* _Information provided_
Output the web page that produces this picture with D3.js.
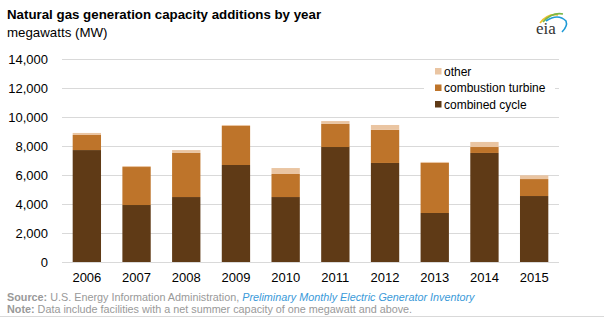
<!DOCTYPE html>
<html><head><meta charset="utf-8">
<script src="https://cdn.jsdelivr.net/npm/d3@7"></script>
<style>body{margin:0;background:#fff}svg{display:block;font-family:"Liberation Sans",Arial,sans-serif}</style>
</head><body><svg id="c" width="613" height="322"></svg>
<script>
const years = ["2006","2007","2008","2009","2010","2011","2012","2013","2014","2015"];
const combinedCycle = [7720,3930,4480,6690,4480,7930,6830,3380,7520,4550];
const combustionTurbine = [1040,2620,3040,2690,1590,1590,2280,3450,410,1170];
const other = [140,70,200,70,410,200,340,70,350,260];
const yTicks = [0,2000,4000,6000,8000,10000,12000,14000];
const seriesNames = ["combined cycle","combustion turbine","other"];
const colors = ["#5f3a16","#be742a","#eac5a2"];

const svg = d3.select("#c");
const x = d3.scaleBand().domain(years).range([62,559]).paddingInner(0.43).paddingOuter(0.215);
const y = d3.scaleLinear().domain([0,14000]).range([262,59]);

// title
svg.append("text").attr("x",7).attr("y",19).attr("font-size",13.3).attr("font-weight","bold").attr("fill","#000").text("Natural gas generation capacity additions by year");
svg.append("text").attr("x",7).attr("y",37).attr("font-size",13.3).attr("fill","#000").text("megawatts (MW)");

// grid + y axis
const yAxis = d3.axisLeft(y).tickValues(yTicks).tickSize(-(559-62)).tickPadding(14).tickFormat(d3.format(","));
const ga = svg.append("g").attr("transform","translate(62,0)").call(yAxis);
ga.select(".domain").remove();
ga.selectAll(".tick line").attr("stroke","#d9d9d9").attr("stroke-width",1.2);
ga.selectAll(".tick text").attr("font-size",13).attr("fill","#000").attr("font-family","Liberation Sans,Arial,sans-serif");

// bars
const data = years.map((yr,i)=>({year:yr, "combined cycle":combinedCycle[i], "combustion turbine":combustionTurbine[i], "other":other[i]}));
const stack = d3.stack().keys(seriesNames)(data);
svg.append("g").selectAll("g").data(stack).join("g").attr("fill",(d,i)=>colors[i])
  .selectAll("rect").data(d=>d).join("rect")
  .attr("x",d=>x(d.data.year)).attr("width",x.bandwidth())
  .attr("y",d=>y(d[1])).attr("height",d=>y(d[0])-y(d[1]));

// x axis
const xAxis = d3.axisBottom(x).tickSize(0).tickPadding(11);
const gx = svg.append("g").attr("transform","translate(0,262)").call(xAxis);
gx.select(".domain").remove();
gx.selectAll(".tick text").attr("font-size",13).attr("fill","#000").attr("font-family","Liberation Sans,Arial,sans-serif");

// legend
const lg = svg.append("g");
lg.append("rect").attr("x",424).attr("y",62).attr("width",131).attr("height",50).attr("fill","#fff");
const legOrder = [2,1,0];
legOrder.forEach((si,j)=>{
  const cy = 71 + j*16.5;
  lg.append("rect").attr("x",435).attr("y",cy-3).attr("width",6.5).attr("height",6.5).attr("fill",colors[si]);
  lg.append("text").attr("x",444).attr("y",cy+4.5).attr("font-size",12).attr("fill","#000").text(seriesNames[si]);
});

// logo
const logo = svg.append("g");
logo.append("path").attr("d","M540,23 Q548,13 558,15").attr("fill","none").attr("stroke","#f2c12e").attr("stroke-width",1.6);
logo.append("path").attr("d","M543,22 Q552,12 563,14").attr("fill","none").attr("stroke","#7ab648").attr("stroke-width",1.6);
logo.append("path").attr("d","M546,21 Q558,13 566,21 Q568,26 562,32").attr("fill","none").attr("stroke","#1e9ad6").attr("stroke-width",1.6);
logo.append("text").attr("x",536).attr("y",34).attr("font-size",17).attr("font-family","Liberation Serif,Times New Roman,serif").attr("fill","#333").text("eia");

// footer
const f1 = svg.append("text").attr("x",7).attr("y",301).attr("font-size",10.8);
f1.append("tspan").attr("font-weight","bold").attr("fill","#999").text("Source: ");
f1.append("tspan").attr("fill","#999").text("U.S. Energy Information Administration, ");
f1.append("tspan").attr("fill","#3a9ad9").attr("font-style","italic").text("Preliminary Monthly Electric Generator Inventory");
const f2 = svg.append("text").attr("x",7).attr("y",313).attr("font-size",10.8);
f2.append("tspan").attr("font-weight","bold").attr("fill","#999").text("Note: ");
f2.append("tspan").attr("fill","#999").text("Data include facilities with a net summer capacity of one megawatt and above.");
svg.append("line").attr("x1",0).attr("x2",604).attr("y1",316.5).attr("y2",316.5).attr("stroke","#d9d9d9").attr("stroke-width",1);
</script></body></html>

* _Task statement_
Leave out the pictures and repeat exactly the lines from the start of the material through the line that contains "const y = d3.scaleLinear().domain([0,14000]).range([262,59]);", both included.

* _Result of this task_
Output the web page that produces this picture with D3.js.
<!DOCTYPE html>
<html><head><meta charset="utf-8">
<script src="https://cdn.jsdelivr.net/npm/d3@7"></script>
<style>body{margin:0;background:#fff}svg{display:block;font-family:"Liberation Sans",Arial,sans-serif}</style>
</head><body><svg id="c" width="613" height="322"></svg>
<script>
const years = ["2006","2007","2008","2009","2010","2011","2012","2013","2014","2015"];
const combinedCycle = [7720,3930,4480,6690,4480,7930,6830,3380,7520,4550];
const combustionTurbine = [1040,2620,3040,2690,1590,1590,2280,3450,410,1170];
const other = [140,70,200,70,410,200,340,70,350,260];
const yTicks = [0,2000,4000,6000,8000,10000,12000,14000];
const seriesNames = ["combined cycle","combustion turbine","other"];
const colors = ["#5f3a16","#be742a","#eac5a2"];

const svg = d3.select("#c");
const x = d3.scaleBand().domain(years).range([62,559]).paddingInner(0.43).paddingOuter(0.215);
const y = d3.scaleLinear().domain([0,14000]).range([262,59]);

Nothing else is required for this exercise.